SUPPLIED DATA |
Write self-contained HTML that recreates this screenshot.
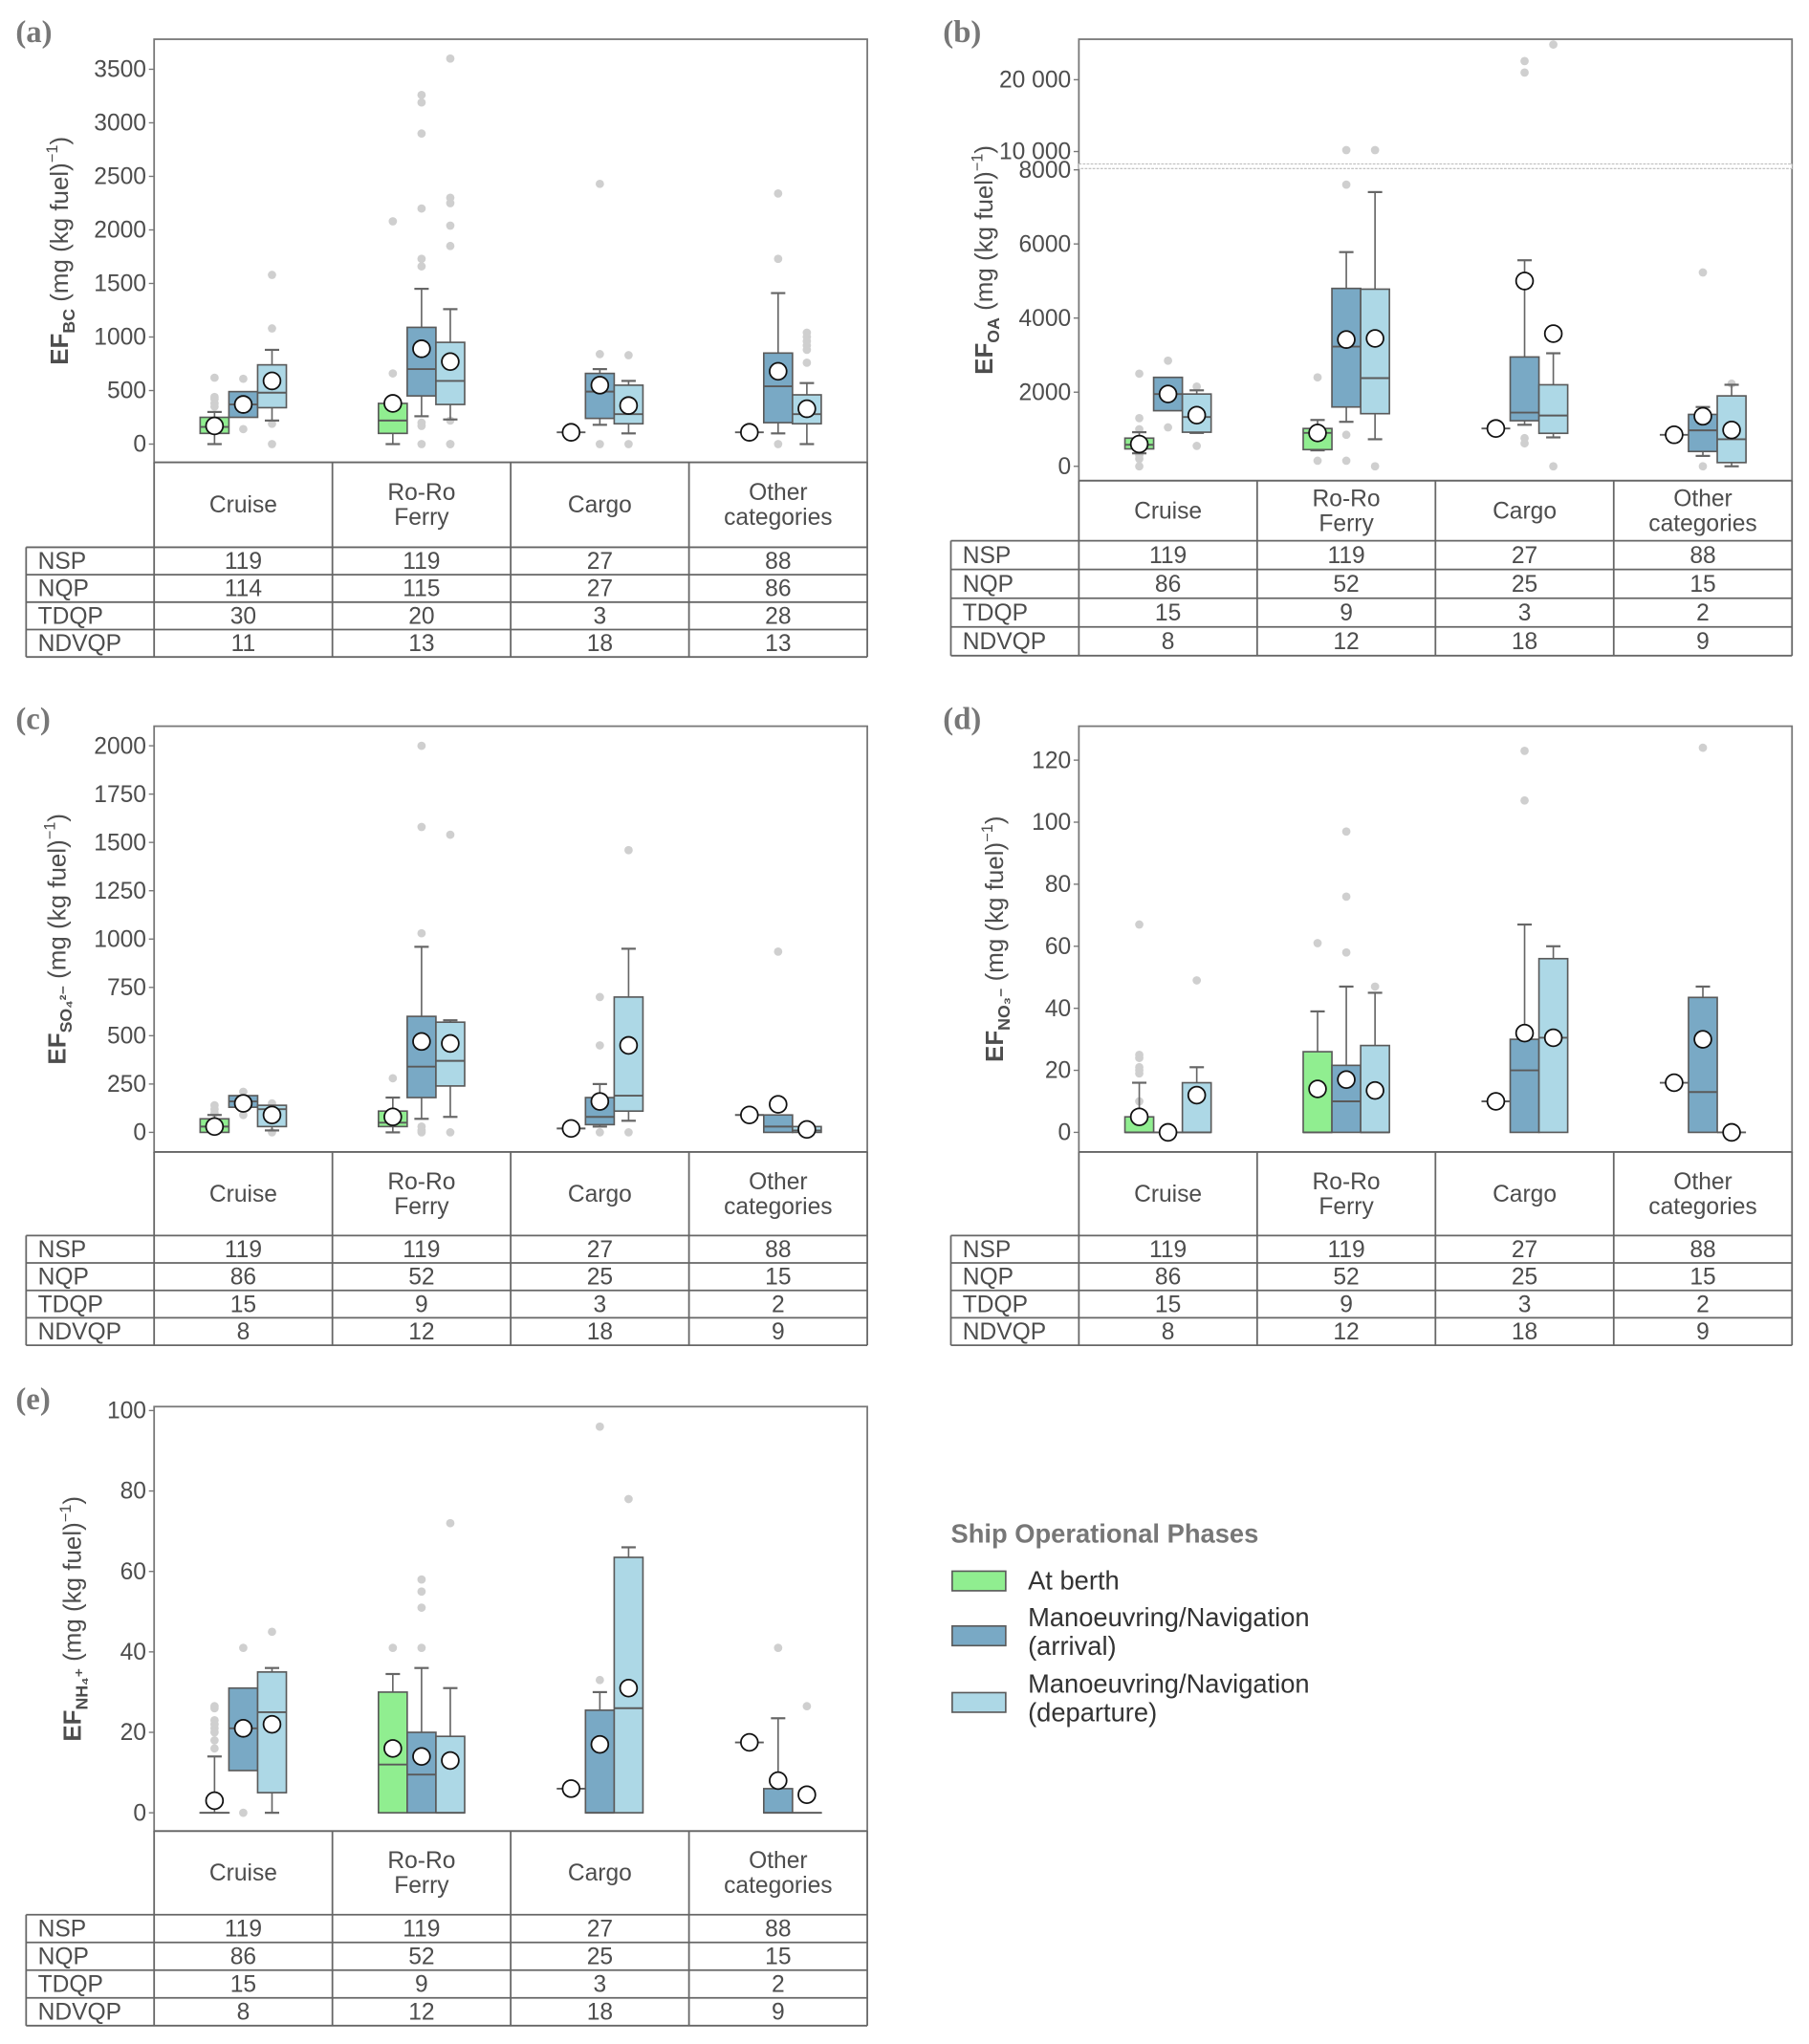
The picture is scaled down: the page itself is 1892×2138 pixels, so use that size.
<!DOCTYPE html>
<html><head><meta charset="utf-8">
<style>
html,body{margin:0;padding:0;background:#fff;}
svg{display:block;font-family:"Liberation Sans Narrow","Liberation Sans",sans-serif;}
</style></head>
<body>
<svg id="fig" width="1892" height="2138" viewBox="0 0 1385 1565" xmlns="http://www.w3.org/2000/svg"></svg>
<script>
// ---------- shared data ----------
const categories = [["Cruise"],["Ro-Ro","Ferry"],["Cargo"],["Other","categories"]];
const phases = ["At berth","Manoeuvring/Navigation (arrival)","Manoeuvring/Navigation (departure)"];
const rowLabels = ["NSP","NQP","TDQP","NDVQP"];
const tableA = [[119,119,27,88],[114,115,27,86],[30,20,3,28],[11,13,18,13]];
const tableOther = [[119,119,27,88],[86,52,25,15],[15,9,3,2],[8,12,18,9]];

// Boxes: order = cruise(berth,arr,dep), roro(...), cargo(...), other(...); [whiskerLow,q1,median,q3,whiskerHigh] or null for single value
const bcBoxes = [[0,100,160,250,300],[250,250,370,490,490],[220,340,480,740,880],
 [0,100,220,380,380],[260,450,700,1090,1450],[230,370,590,950,1260],
 null,[180,240,490,660,700],[100,190,280,550,590],
 null,[100,200,540,850,1410],[0,190,280,460,570]];
const bcMeans = [170,370,590,380,890,770,110,550,360,110,680,330];
const bcOutliers = [[350,380,420,440,620],[140,610],[0,190,1080,1580],
 [660,2080],[0,170,200,1660,1730,2200,2900,3190,3260],[0,0,220,1850,2040,2250,2300,3600],
 [],[0,840,2430],[0,830],[],[0,1730,2340],[760,880,920,960,1000,1040]];
const bcTicks = [0,500,1000,1500,2000,2500,3000,3500];

const oaBoxes = [[350,470,580,760,920],[1500,1500,1950,2400,2400],[900,920,1330,1950,2050],
 [430,450,900,1020,1250],[1200,1600,3230,4800,5780],[730,1420,2380,4780,7400],
 null,[1120,1230,1450,2950,5560],[780,890,1370,2200,3050],
 null,[280,400,970,1400,1600],[0,100,730,1900,2200]];
const oaMeans = [600,1950,1380,900,3420,3450,1020,5000,3580,850,1350,980];
const oaOutliers = [[0,200,300,1000,1300,2500],[1050,2850],[550,2150],
 [150,2400],[150,850,7600,10200],[0,10200],
 [],[620,760,21000,22600],[0,24900],[],[0,5230],[2230]];
const oaTicksLow = [0,2000,4000,6000,8000];
const oaTicksHigh = [10000,20000];
const oaTickLabelsHigh = ["10 000","20 000"];

const so4Boxes = [[0,0,30,70,90],[130,130,160,190,190],[10,30,120,140,140],
 [0,30,50,110,180],[70,180,340,600,960],[80,240,370,570,580],
 null,[30,40,80,180,250],[60,110,190,700,950],
 null,[0,0,30,90,90],[0,0,10,30,30]];
const so4Means = [30,150,90,80,470,460,20,160,450,90,145,15];
const so4Outliers = [[100,120,140],[90,210],[0,150],
 [280],[0,10,30,1030,1580,2000],[0,1540],
 [],[0,450,700],[0,1460],[],[935],[]];
const so4Ticks = [0,250,500,750,1000,1250,1500,1750,2000];

const no3Boxes = [[0,0,0,5,16],[0,0,0,0,0],[0,0,0,16,21],
 [0,0,0,26,39],[0,0,10,21.6,47],[0,0,0,28,45],
 null,[0,0,20,30,67],[0,0,30.5,56,60],
 null,[0,0,13,43.5,47],null];
const no3Means = [5,0,12,14,17,13.5,10,32,30.5,16,30,0];
const no3Outliers = [[10,19,20,21,24,25,67],[],[49],
 [61],[58,76,97],[47],[],[107,123],[],[],[124],[]];
const no3Ticks = [0,20,40,60,80,100,120];

const nh4Boxes = [[0,0,0,0,14],[10.5,10.5,21,31,31],[0,5,25,35,36],
 [0,0,12,30,34.5],[0,0,9.5,20,36],[0,0,0,19,31],
 null,[0,0,0,25.5,30],[0,0,26,63.5,66],
 null,[0,0,0,6,23.5],[0,0,0,0,0]];
const nh4Means = [3,21,22,16,14,13,6,17,31,17.5,8,4.5];
const nh4Outliers = [[16,18,20,21,22,23,26,26.5],[0,41],[45],
 [41],[41,51,55,58],[72],[],[33,96],[78],[],[41],[26.5]];
const nh4Ticks = [0,20,40,60,80,100];

// ---------- drawing ----------
const NS = "http://www.w3.org/2000/svg";
const svg = document.getElementById('fig');
const fills = ["#90EE90","#79A9C5","#ADD8E6"];
function mk(tag, attrs, parent){
  const e = document.createElementNS(NS, tag);
  for(const k in attrs) e.setAttribute(k, attrs[k]);
  (parent||svg).appendChild(e);
  return e;
}
function linScale(v0, p0, v1, p1){ return v => p0 + (v - v0) * (p1 - p0) / (v1 - v0); }

function drawPanel(cfg){
  const g = mk('g', {});
  
  
  const {x0, x1, top, bot, y} = cfg;
  // panel label
  const lab = mk('text', {x: cfg.labX, y: top + 2, 'font-family': '"Liberation Serif",serif', 'font-weight': 'bold', 'font-size': 24, fill: '#777'}, g);
  lab.textContent = '(' + cfg.id + ')';
  
  
  // plot frame
  const fr = mk('rect', {x: x0, y: top, width: x1 - x0, height: bot - top, fill: 'none', stroke: '#777', 'stroke-width': 1.3}, g);
  
  
  // ticks
  cfg.ticks.forEach((t, i) => {
    const yy = y(t);
    mk('line', {x1: x0 - 4, x2: x0, y1: yy, y2: yy, stroke: '#777', 'stroke-width': 1}, g);
    const tl = mk('text', {x: x0 - 6, y: yy + 6, 'text-anchor': 'end', 'font-size': 18, fill: '#4d4d4d'}, g);
    tl.textContent = cfg.tickLabels ? cfg.tickLabels[i] : String(t);
    
    
  });
  if (cfg.extra) cfg.extra(g);
  // y title
  const ty = (top + bot) / 2;
  const tt = mk('text', {x: cfg.titleX, y: ty, transform: `rotate(-90 ${cfg.titleX} ${ty})`, 'text-anchor': 'middle', 'font-size': 19, fill: '#4d4d4d', 'font-family': '"Liberation Sans",sans-serif'}, g);
  
  
  tt.innerHTML = `<tspan font-weight="bold">EF</tspan><tspan font-weight="bold" font-size="13" dy="5">${cfg.sub}</tspan><tspan dy="-5"> (mg (kg fuel)</tspan><tspan font-size="12" dy="-8">−1</tspan><tspan dy="8">)</tspan>`;
  // boxes
  const colW = (x1 - x0) / 4;
  for (let i = 0; i < 12; i++){
    const c = Math.floor(i / 3), p = i % 3;
    const cx = x0 + colW * (c + 0.5) + (p - 1) * 22;
    const b = cfg.boxes[i];
    const bg = mk('g', {}, g);
    
    
    cfg.outliers[i].forEach(v => {
      mk('circle', {cx: cx, cy: y(v), r: 3.2, fill: '#cfcfcf'}, bg);
    });
    if (b){
      const [wl, q1, md, q3, wh] = b;
      if (wh > q3){ mk('line', {x1: cx, x2: cx, y1: y(q3), y2: y(wh), stroke: '#666', 'stroke-width': 1.2}, bg);
        mk('line', {x1: cx - 5.5, x2: cx + 5.5, y1: y(wh), y2: y(wh), stroke: '#666', 'stroke-width': 1.6}, bg); }
      if (wl < q1){ mk('line', {x1: cx, x2: cx, y1: y(q1), y2: y(wl), stroke: '#666', 'stroke-width': 1.2}, bg);
        mk('line', {x1: cx - 5.5, x2: cx + 5.5, y1: y(wl), y2: y(wl), stroke: '#666', 'stroke-width': 1.6}, bg); }
      mk('rect', {x: cx - 11, y: y(q3), width: 22, height: Math.max(0.01, y(q1) - y(q3)), fill: fills[p], stroke: '#5a5a5a', 'stroke-width': 1.2}, bg);
      mk('line', {x1: cx - 11, x2: cx + 11, y1: y(md), y2: y(md), stroke: '#5a5a5a', 'stroke-width': 1.4}, bg);
    } else {
      const v = cfg.means[i];
      mk('line', {x1: cx - 11, x2: cx + 11, y1: y(v), y2: y(v), stroke: '#5a5a5a', 'stroke-width': 1.4}, bg);
    }
    const m = mk('circle', {cx: cx, cy: y(cfg.means[i]), r: 6.5, fill: '#fff', stroke: '#111', 'stroke-width': 1.3}, bg);
    
    
  }
  // table
  const tg = mk('g', {}, g);
  
  
  const hT = bot, hB = cfg.hdrBot, rowH = cfg.rowH, tL = cfg.tabL;
  const tB = hB + rowH * 4;
  const st = {stroke: '#666', 'stroke-width': 1.3};
  mk('line', Object.assign({x1: x0, x2: x1, y1: hT, y2: hT}, st), tg);
  for (let r = 0; r <= 4; r++) mk('line', Object.assign({x1: tL, x2: x1, y1: hB + r * rowH, y2: hB + r * rowH}, st), tg);
  mk('line', Object.assign({x1: tL, x2: tL, y1: hB, y2: tB}, st), tg);
  for (let c = 0; c <= 4; c++){ const xx = x0 + colW * c; mk('line', Object.assign({x1: xx, x2: xx, y1: hT, y2: tB}, st), tg); }
  categories.forEach((cat, c) => {
    const cx = x0 + colW * (c + 0.5);
    const my = (hT + hB) / 2;
    cat.forEach((line, k) => {
      const t = mk('text', {x: cx, y: my + 6 + (k - (cat.length - 1) / 2) * 19, 'text-anchor': 'middle', 'font-size': 18, fill: '#4d4d4d'}, tg);
      t.textContent = line;
      
      
    });
  });
  rowLabels.forEach((rl, r) => {
    const yy = hB + rowH * (r + 0.5) + 6;
    const t = mk('text', {x: tL + 9, y: yy, 'font-size': 18, fill: '#4d4d4d'}, tg);
    t.textContent = rl;
    
    
    cfg.table[r].forEach((v, c) => {
      const tv = mk('text', {x: x0 + colW * (c + 0.5), y: yy, 'text-anchor': 'middle', 'font-size': 18, fill: '#4d4d4d'}, tg);
      tv.textContent = v;
      
      
    });
  });
}

// panel a
drawPanel({id:'a', x0:118, x1:664, top:30, bot:354, y: linScale(0,340,3500,53), ticks: bcTicks,
  boxes: bcBoxes, means: bcMeans, outliers: bcOutliers, sub:'BC', titleX:52, labX:12,
  hdrBot:419, rowH:21, tabL:20, table: tableA});

// panel b (broken axis)
const oaLow = linScale(0,357,8000,130), oaHigh = linScale(10000,116,20000,61);
const oaY = v => v > 9000 ? oaHigh(v) : oaLow(v);
drawPanel({id:'b', x0:826, x1:1372, top:30, bot:368, y: oaY, ticks: oaTicksLow,
  boxes: oaBoxes, means: oaMeans, outliers: oaOutliers, sub:'OA', titleX:760, labX:722,
  hdrBot:414, rowH:22, tabL:728, table: tableOther,
  extra: g => {
    const br = mk('rect', {x: 826, y: 125.5, width: 546, height: 3.5, fill: '#fff', stroke: '#bbb', 'stroke-width': 0.8, 'stroke-dasharray': '2 1'}, g);
    
    
    oaTicksHigh.forEach((t, i) => {
      const yy = oaHigh(t);
      mk('line', {x1: 822, x2: 826, y1: yy, y2: yy, stroke: '#777'}, g);
      const tl = mk('text', {x: 820, y: yy + 6, 'text-anchor': 'end', 'font-size': 18, fill: '#4d4d4d'}, g);
      tl.textContent = oaTickLabelsHigh[i];
      
      
    });
  }});

// panel c
drawPanel({id:'c', x0:118, x1:664, top:556, bot:882, y: linScale(0,867,2000,571), ticks: so4Ticks,
  boxes: so4Boxes, means: so4Means, outliers: so4Outliers, sub:'SO₄²⁻', titleX:50, labX:12,
  hdrBot:946, rowH:21, tabL:20, table: tableOther});

// panel d
drawPanel({id:'d', x0:826, x1:1372, top:556, bot:882, y: linScale(0,867,120,582), ticks: no3Ticks,
  boxes: no3Boxes, means: no3Means, outliers: no3Outliers, sub:'NO₃⁻', titleX:768, labX:722,
  hdrBot:946, rowH:21, tabL:728, table: tableOther});

// panel e
drawPanel({id:'e', x0:118, x1:664, top:1077, bot:1402, y: linScale(0,1388,100,1080), ticks: nh4Ticks,
  boxes: nh4Boxes, means: nh4Means, outliers: nh4Outliers, sub:'NH₄⁺', titleX:62, labX:12,
  hdrBot:1466, rowH:21.25, tabL:20, table: tableOther});

// legend
const lg = mk('g', {});


const lt = mk('text', {x: 728, y: 1181, 'font-size': 20, 'font-weight': 'bold', fill: '#777', 'font-family': '"Liberation Sans",sans-serif'}, lg);
lt.textContent = 'Ship Operational Phases';


const legY = [1203, 1245, 1296];
const legText = [["At berth"],["Manoeuvring/Navigation","(arrival)"],["Manoeuvring/Navigation","(departure)"]];
phases.forEach((ph, i) => {
  const eg = mk('g', {}, lg);
  
  
  mk('rect', {x: 729, y: legY[i], width: 41, height: 15, fill: fills[i], stroke: '#5a5a5a', 'stroke-width': 1.2}, eg);
  legText[i].forEach((s, k) => {
    const t = mk('text', {x: 787, y: legY[i] + 14 + (k - (legText[i].length - 1) / 2) * 22 + (legText[i].length > 1 ? -3 : 0), 'font-size': 20, fill: '#333', 'font-family': '"Liberation Sans",sans-serif'}, eg);
    t.textContent = s;
  });
});
</script>
</body></html>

THE EXERCISE | Which lines contain the word "that"? Copy each one.

EXERCISE SOLUTION |
Write self-contained HTML that recreates this screenshot.
The picture is scaled down: the page itself is 1892×2138 pixels, so use that size.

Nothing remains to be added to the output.